German markets opened slightly lower Wednesday, with the DAX index registering around 24,295 points – a 0.2% decline from the previous day’s close. While Rheinmetall, Siemens Energy and Scout24 led the gainers, Infineon, Adidas and Beiersdorf experienced downward pressure. The muted performance reflects a complex interplay of factors, highlighting underlying anxieties within the German economy.
The upcoming SAP earnings report, slated for release after market close, is being closely watched. Analysts anticipate a profit increase compared to the third quarter of 2024 and its significance cannot be overstated. Given SAP’s substantial weighting – currently approaching 14% of the DAX – the report’s outcome is poised to significantly influence the overall index’s trajectory. This concentration of market influence within a single company raises questions about the DAX’s true representation of the broader German economy and potential vulnerabilities arising from reliance on a few dominant players.
Supporting market sentiment, albeit tentatively, is the recent decline in long-term interest rates. US Treasury yields on 30-year bonds have dipped to a six-month low, offering a degree of stability. However, this respite is underpinned by a concerning caveat. The ongoing US government shutdown is preventing the addition of new debt, a situation unprecedented in recent history. The previously reliable flow of US Treasury bonds is currently constrained, potentially creating distortions in the market and leaving investors wary of the long-term sustainability of the rate decline. Experts question whether this trend will persist once budgetary resolutions are reached.

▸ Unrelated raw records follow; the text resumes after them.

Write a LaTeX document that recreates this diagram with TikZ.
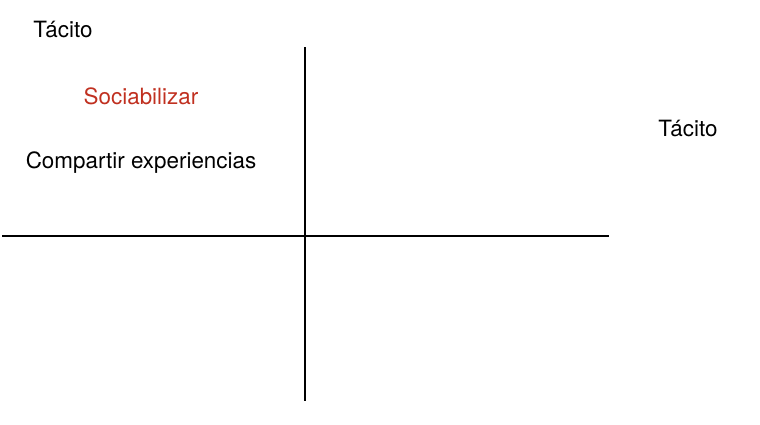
\documentclass[tikz,border=0pt]{standalone}
\usepackage{fontspec}
\setmainfont{TeX Gyre Heros}
\definecolor{redtxt}{RGB}{192,48,32}
\begin{document}
\begin{tikzpicture}[x=1pt,y=-1pt,
  lbl/.style={inner sep=0pt,font=\fontsize{22.4}{26}\selectfont},
  axis/.style={line width=1.8pt,black}]
\useasboundingbox (0,0) rectangle (760,424);
\node[lbl] (t1) at (63,29.5) {Tácito};
\node[lbl,text=redtxt] (soc) at (141,96.5) {Sociabilizar};
\node[lbl] (comp) at (141,162.5) {Compartir experiencias};
\node[lbl] (t2) at (688,128.5) {Tácito};
\coordinate (vt) at (305,47);
\coordinate (vb) at (305,401);
\coordinate (hl) at (2,236);
\coordinate (hr) at (609,236);
\draw[axis] (vt) -- (vb);
\draw[axis] (hl) -- (hr);
\end{tikzpicture}
\end{document}
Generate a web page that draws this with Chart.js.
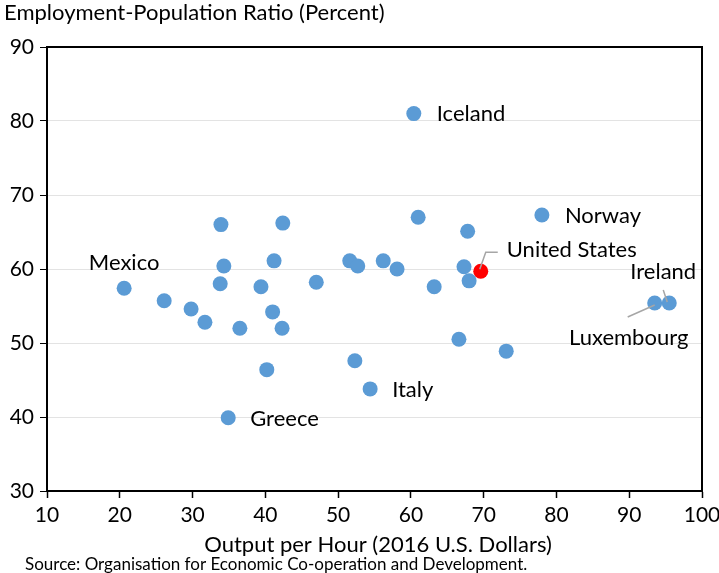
<!DOCTYPE html>
<html>
<head>
<meta charset="utf-8">
<script src="https://cdn.jsdelivr.net/npm/chart.js@4/dist/chart.umd.min.js"></script>
<style>
  html, body { margin: 0; padding: 0; background: #fff; }
  #wrap { width: 719px; height: 573px; }
</style>
</head>
<body>
<div id="wrap"><canvas id="chart" width="719" height="573"></canvas></div>
<script>
// output per hour (2016 US$) and employment-population ratio, OECD countries
const countries = ['Mexico', '', '', '', '', '', '', '', 'Greece', '', '', '', '', '', '', '', '', '', '', 'Italy', '', '', 'Iceland', '', '', '', '', '', '', '', 'Norway', 'Luxembourg', 'Ireland'];
const outputPerHour = [20.6, 26.1, 29.8, 31.7, 33.9, 34.3, 33.8, 36.5, 34.9, 39.4, 40.2, 41.0, 41.2, 42.4, 42.3, 47.0, 51.6, 52.7, 52.3, 54.4, 56.2, 58.1, 60.4, 61.0, 63.2, 66.6, 67.8, 67.3, 68.0, 73.1, 78.0, 93.5, 95.5];
const empRatio = [57.4, 55.7, 54.6, 52.8, 66.0, 60.4, 58.0, 52.0, 39.9, 57.6, 46.4, 54.2, 61.1, 66.2, 52.0, 58.2, 61.1, 60.4, 47.6, 43.8, 61.1, 60.0, 81.0, 67.0, 57.6, 50.5, 65.1, 60.3, 58.4, 48.9, 67.3, 55.4, 55.4];
const usName = 'United States';
const usOutput = 69.6;
const usRatio = 59.7;
const xTicks = [10, 20, 30, 40, 50, 60, 70, 80, 90, 100];
const yTicks = [30, 40, 50, 60, 70, 80, 90];

const FONT = 'Lato, "Open Sans", sans-serif';

const points = outputPerHour.map((x, i) => ({ x: x, y: empRatio[i] }));

// label offsets from the dot, in pixels
const labelSpots = {
  'Mexico': { dx: 0, dy: -25, align: 'center' },
  'Greece': { dx: 22, dy: 1, align: 'left' },
  'Italy': { dx: 22, dy: 1, align: 'left' },
  'Iceland': { dx: 23, dy: 0, align: 'left' },
  'Norway': { dx: 23, dy: 1, align: 'left' },
  'Ireland': { dx: -6, dy: -31, align: 'center' },
  'Luxembourg': { dx: -26, dy: 35, align: 'center' },
  'United States': { dx: 26, dy: -21, align: 'left' }
};

const extras = {
  id: 'extras',
  afterDraw(chart) {
    const c = chart.ctx, a = chart.chartArea;
    const xs = chart.scales.x, ys = chart.scales.y;
    c.save();
    // top and right frame
    c.strokeStyle = '#000';
    c.lineWidth = 2;
    c.beginPath();
    c.moveTo(a.left, a.top);
    c.lineTo(a.right, a.top);
    c.lineTo(a.right, a.bottom);
    c.stroke();

    // leader lines
    c.strokeStyle = '#a6a6a6';
    c.lineWidth = 1.5;
    const us = { x: xs.getPixelForValue(usOutput), y: ys.getPixelForValue(usRatio) };
    c.beginPath();
    c.moveTo(us.x - 1, us.y - 2);
    c.lineTo(us.x + 5, us.y - 19);
    c.lineTo(us.x + 17, us.y - 19);
    c.stroke();
    const li = countries.indexOf('Luxembourg'), ii = countries.indexOf('Ireland');
    const lu = { x: xs.getPixelForValue(outputPerHour[li]), y: ys.getPixelForValue(empRatio[li]) };
    const ir = { x: xs.getPixelForValue(outputPerHour[ii]), y: ys.getPixelForValue(empRatio[ii]) };
    c.beginPath();
    c.moveTo(lu.x, lu.y + 2);
    c.lineTo(lu.x - 27, lu.y + 14);
    c.moveTo(ir.x - 2, ir.y - 1);
    c.lineTo(ir.x - 6, ir.y - 13);
    c.stroke();

    // point labels
    c.fillStyle = '#000';
    c.font = '22px ' + FONT;
    c.textBaseline = 'middle';
    const drawLabel = (name, x, y) => {
      const s = labelSpots[name];
      if (!s) return;
      c.textAlign = s.align;
      c.fillText(name, xs.getPixelForValue(x) + s.dx, ys.getPixelForValue(y) + s.dy);
    };
    countries.forEach((n, i) => { if (n) drawLabel(n, outputPerHour[i], empRatio[i]); });
    drawLabel(usName, usOutput, usRatio);

    // titles
    c.textAlign = 'left';
    c.fillText('Employment-Population Ratio (Percent)', 4, 13);
    c.textAlign = 'center';
    c.fillText('Output per Hour (2016 U.S. Dollars)', 378, 545);
    c.textAlign = 'left';
    c.font = '17px ' + FONT;
    c.fillText('Source: Organisation for Economic Co-operation and Development.', 25, 565);
    c.restore();
  }
};

new Chart(document.getElementById('chart'), {
  type: 'scatter',
  data: {
    datasets: [
      {
        label: usName,
        data: [{ x: usOutput, y: usRatio }],
        backgroundColor: '#ff0000',
        borderWidth: 0,
        pointRadius: 7.5,
        pointHoverRadius: 7.5
      },
      {
        label: 'OECD',
        data: points,
        backgroundColor: '#5b9bd5',
        borderWidth: 0,
        pointRadius: 7.5,
        pointHoverRadius: 7.5
      }
    ]
  },
  options: {
    responsive: false,
    animation: false,
    events: [],
    layout: { padding: { left: 0, top: 47, right: 17, bottom: 0 } },
    plugins: { legend: { display: false }, tooltip: { enabled: false } },
    scales: {
      x: {
        type: 'linear',
        min: 10, max: 100,
        afterFit(s) { s.height = 82; s.paddingLeft = 0; s.paddingRight = 0; },
        afterBuildTicks(s) { s.ticks = xTicks.map(v => ({ value: v })); },
        grid: { drawOnChartArea: false, tickColor: '#000', tickLength: 7, tickWidth: 1.5 },
        border: { display: true, color: '#000', width: 2 },
        ticks: { color: '#000', font: { family: FONT, size: 21 }, padding: 5, maxRotation: 0 }
      },
      y: {
        type: 'linear',
        min: 30, max: 90,
        afterFit(s) { s.width = 47; s.paddingTop = 0; s.paddingBottom = 0; },
        afterBuildTicks(s) { s.ticks = yTicks.map(v => ({ value: v })); },
        grid: { color: '#e3e3e3', lineWidth: 1, tickColor: '#000', tickLength: 7 },
        border: { display: true, color: '#000', width: 2 },
        ticks: { color: '#000', font: { family: FONT, size: 21 }, padding: 6 }
      }
    }
  },
  plugins: [extras]
});
</script>
</body>
</html>
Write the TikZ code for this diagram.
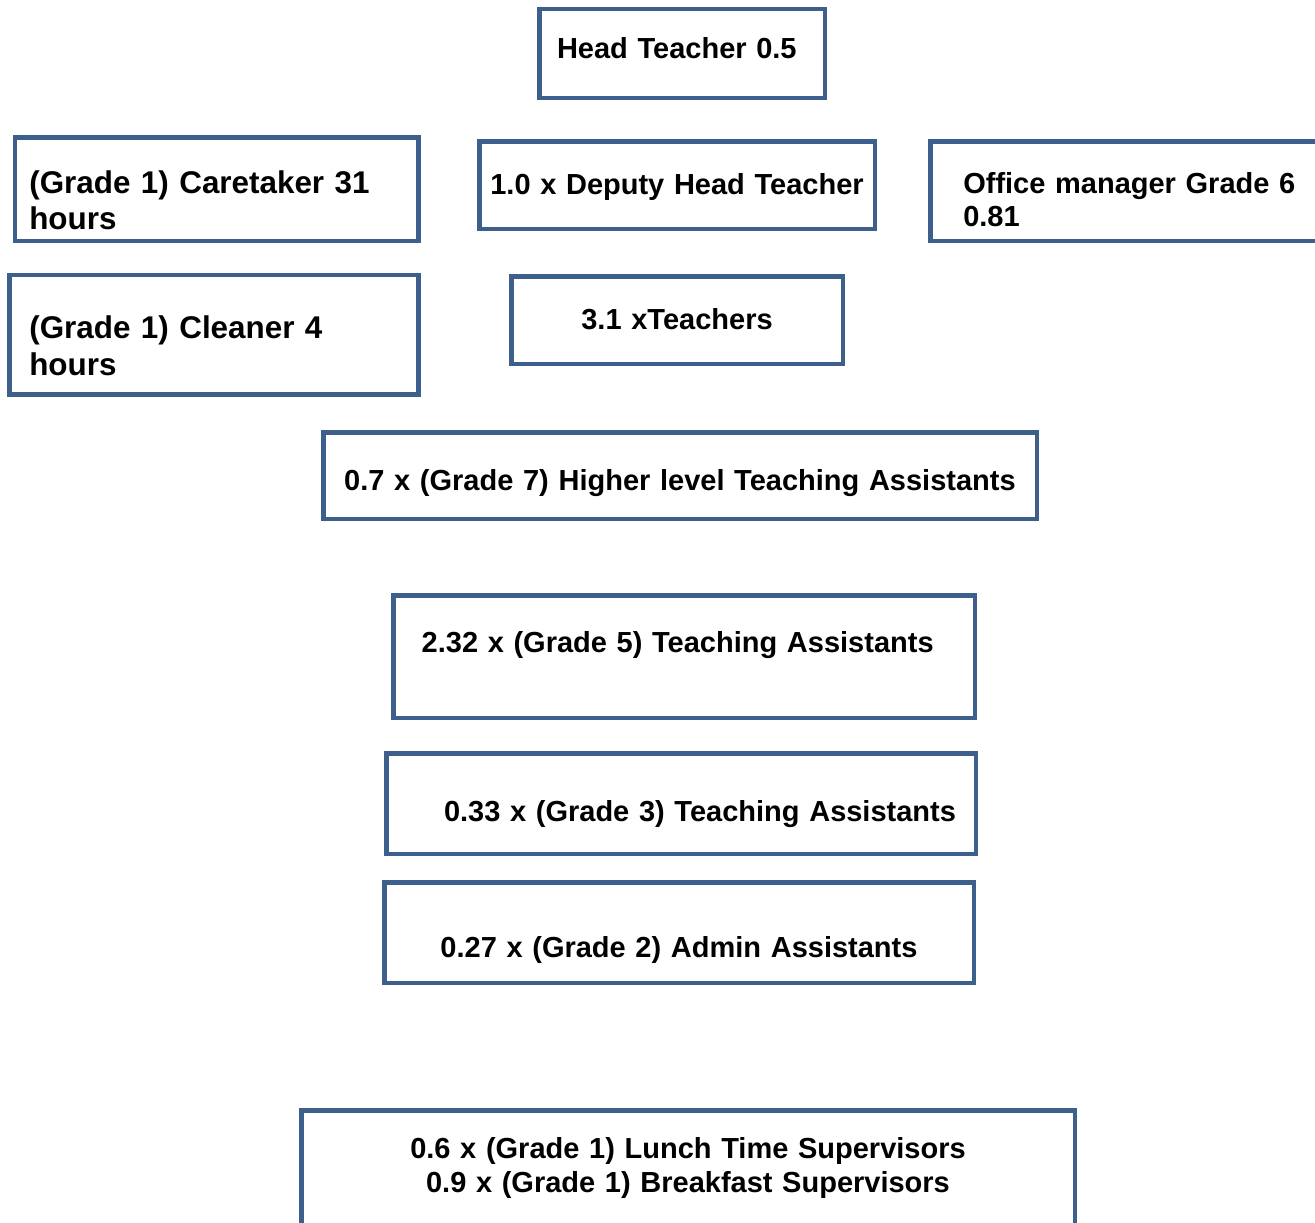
\documentclass[tikz,border=0pt]{standalone}
\usepackage{fontspec}
\setmainfont{Liberation Sans}
\definecolor{boxblue}{RGB}{60,95,140}

\begin{document}
\begin{tikzpicture}[x=1pt, y=-1pt,
    staff/.style ={rectangle, draw=boxblue, line width=4.5pt, fill=white,
      inner sep=0pt, align=left, text depth=0pt,
      font=\fontsize{29}{31}\selectfont\bfseries},
    bigstaff/.style ={staff, font=\fontsize{31.4}{36}\selectfont\bfseries}]
   \useasboundingbox (0,0) rectangle (1315,1223);
   \clip (0,0) rectangle (1315,1223);
   % top row
   \node[staff, minimum width=285.5pt, minimum height=88.5pt, text width=250pt,
     text height=9.6pt] (head) at (682,53.5) {Head Teacher 0.5};
   \node[bigstaff, minimum width=403.5pt, minimum height=103.8pt, text width=374.8pt,
     text height=7.6pt] (caretaker) at (216.7,189.2) {(Grade 1) Caretaker 31\\hours};
   \node[staff, minimum width=395.5pt, minimum height=87.5pt, text width=380pt,
     align=center, text height=18pt] (deputy) at (677,185) {1.0 x Deputy Head Teacher};
   \node[staff, minimum width=407pt, minimum height=99.2pt, text width=341.4pt,
     text height=3.6pt] (office) at (1134,191.2) {Office manager Grade 6\\[2pt]0.81};
   \node[bigstaff, minimum width=408.9pt, minimum height=119.5pt, text width=369.4pt,
     text height=6.6pt] (cleaner) at (214,334.7) {(Grade 1) Cleaner 4\\[1pt]hours};
   \node[staff, minimum width=331.5pt, minimum height=87.5pt, text width=300pt,
     align=center, text height=18pt] (teachers) at (677,320) {3.1 xTeachers};
   % assistants
   \node[staff, minimum width=713.5pt, minimum height=86.5pt, text width=690pt,
     align=center, text height=29pt] (hlta) at (680,475.5) {0.7 x (Grade 7) Higher level Teaching Assistants};
   \node[staff, minimum width=581.5pt, minimum height=122.5pt, text width=524.6pt,
     text height=0pt, text depth=9pt] (ta5) at (684,656.5) {2.32 x (Grade 5) Teaching Assistants};
   \node[staff, minimum width=589.5pt, minimum height=100.5pt, text width=550pt,
     align=right, text height=35pt] (ta3) at (681,803.5) {0.33 x (Grade 3) Teaching Assistants};
   \node[staff, minimum width=589.5pt, minimum height=100.5pt, text width=560pt,
     align=center, text height=49pt] (admin) at (679,932.5) {0.27 x (Grade 2) Admin Assistants};
   % supervisors
   \node[staff, minimum width=773.5pt, minimum height=137.5pt, text width=700pt,
     align=center, text height=0pt, text depth=42pt] (lunch) at (688,1179)
     {0.6 x (Grade 1) Lunch Time Supervisors\\[3pt]0.9 x (Grade 1) Breakfast Supervisors};
\end{tikzpicture}
\end{document}
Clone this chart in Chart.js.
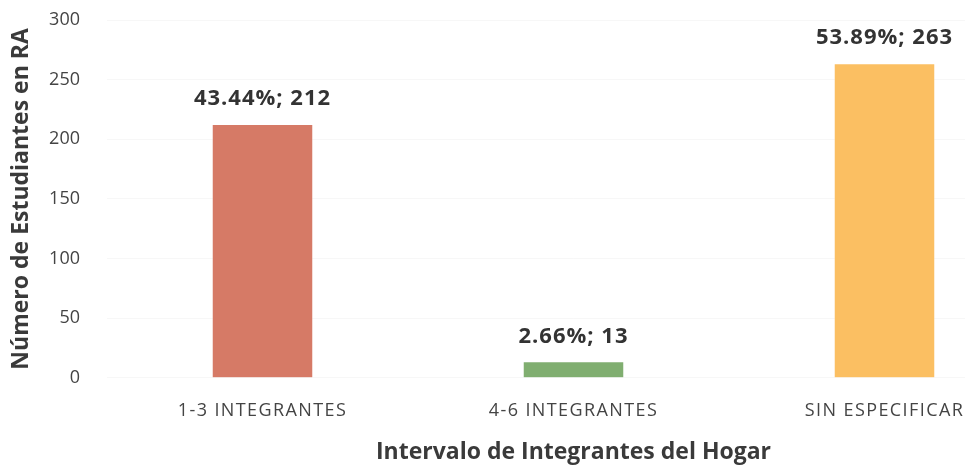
<!DOCTYPE html>
<html><head><meta charset="utf-8">
<script src="https://cdn.jsdelivr.net/npm/chart.js@4/dist/chart.umd.min.js"></script>
<style>
html,body{margin:0;padding:0;background:#fff;overflow:hidden;width:965px;height:466px}
#wrap{width:1045px;height:466px;position:relative}
</style></head>
<body><div id="wrap"><canvas id="c"></canvas></div>
<script>
const categories = ["1-3 INTEGRANTES", "4-6 INTEGRANTES", "SIN ESPECIFICAR"];
const values = [212, 13, 263];
const percentLabels = ["43.44%", "2.66%", "53.89%"];
const barColors = ["#D67A66", "#80AE70", "#FBBF62"];
const yTicks = [0, 50, 100, 150, 200, 250, 300];

const FONT = '"Open Sans", Lato, sans-serif';

const labelPlugin = {
  id: 'barLabels',
  afterLayout(chart) {
    const sx = chart.scales.x;
    if (sx && !sx._spacedPatch) {
      const orig = sx.drawLabels.bind(sx);
      sx.drawLabels = function (area) {
        const ctx = this.ctx;
        ctx.save();
        ctx.letterSpacing = '1.4px';
        orig(area);
        ctx.restore();
      };
      sx._spacedPatch = true;
    }
  },
  afterDatasetsDraw(chart) {
    const ctx = chart.ctx;
    const meta = chart.getDatasetMeta(0);
    ctx.save();
    ctx.font = 'bold 22px ' + FONT;
    ctx.letterSpacing = '1px';
    ctx.fillStyle = '#333333';
    ctx.textAlign = 'center';
    ctx.textBaseline = 'middle';
    meta.data.forEach((bar, i) => {
      ctx.fillText(percentLabels[i] + '; ' + values[i], bar.x, bar.y - 26);
    });
    ctx.restore();
  }
};

new Chart(document.getElementById('c'), {
  type: 'bar',
  data: {
    labels: categories,
    datasets: [{
      data: values,
      backgroundColor: barColors,
      borderWidth: 0,
      barPercentage: 0.8,
      categoryPercentage: 0.4
    }]
  },
  options: {
    responsive: true,
    maintainAspectRatio: false,
    animation: false,
    layout: { padding: { left: 8, right: 5, top: 20, bottom: 0 } },
    plugins: { legend: { display: false }, tooltip: { enabled: false } },
    scales: {
      x: {
        grid: { display: false },
        border: { display: false },
        ticks: { color: '#444', font: { family: FONT, size: 18 }, padding: 14 },
        title: { display: true, text: 'Intervalo de Integrantes del Hogar', color: '#3a3a3a',
                 font: { family: FONT, size: 23, weight: 'bold' }, padding: { top: 3, bottom: 0 } }
      },
      y: {
        min: 0, max: 300,
        afterBuildTicks(axis) { axis.ticks = yTicks.map(v => ({ value: v })); },
        afterFit(axis) { axis.width = 99; axis.paddingTop = 0; axis.paddingBottom = 0; },
        grid: { color: 'rgba(0,0,0,0.03)', drawTicks: false },
        border: { display: false },
        ticks: { color: '#444', font: { family: FONT, size: 18 }, padding: 27 },
        title: { display: true, text: 'Número de Estudiantes en RA', color: '#3a3a3a',
                 font: { family: FONT, size: 23, weight: 'bold' }, padding: { top: 0, bottom: 0 } }
      }
    }
  },
  plugins: [labelPlugin]
});
</script></body></html>
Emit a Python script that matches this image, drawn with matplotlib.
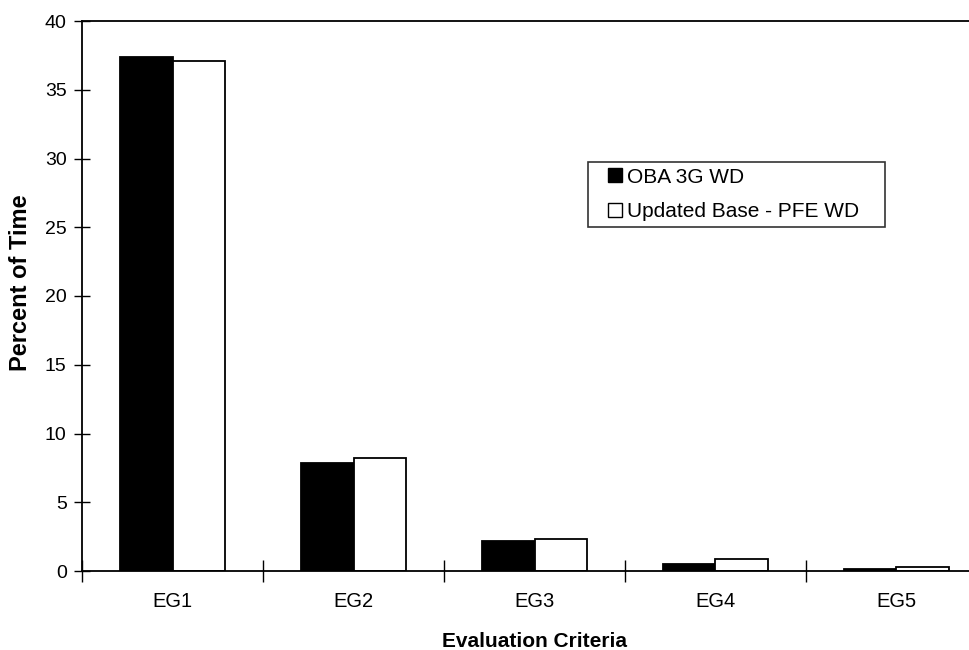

The euro also experienced a slight weakening, trading at 1.1602 US dollars. Concurrently, oil prices demonstrated a notable uptick, with Brent crude futures rising to $62.36 – a 1.7% increase from the previous day’s close. This jump in oil prices could exacerbate inflationary pressures already impacting the German economy and potentially counter the positive effect of lower interest rates. The ongoing geopolitical landscape contributes to this volatility, raising concerns about supply chain instability and further economic uncertainty.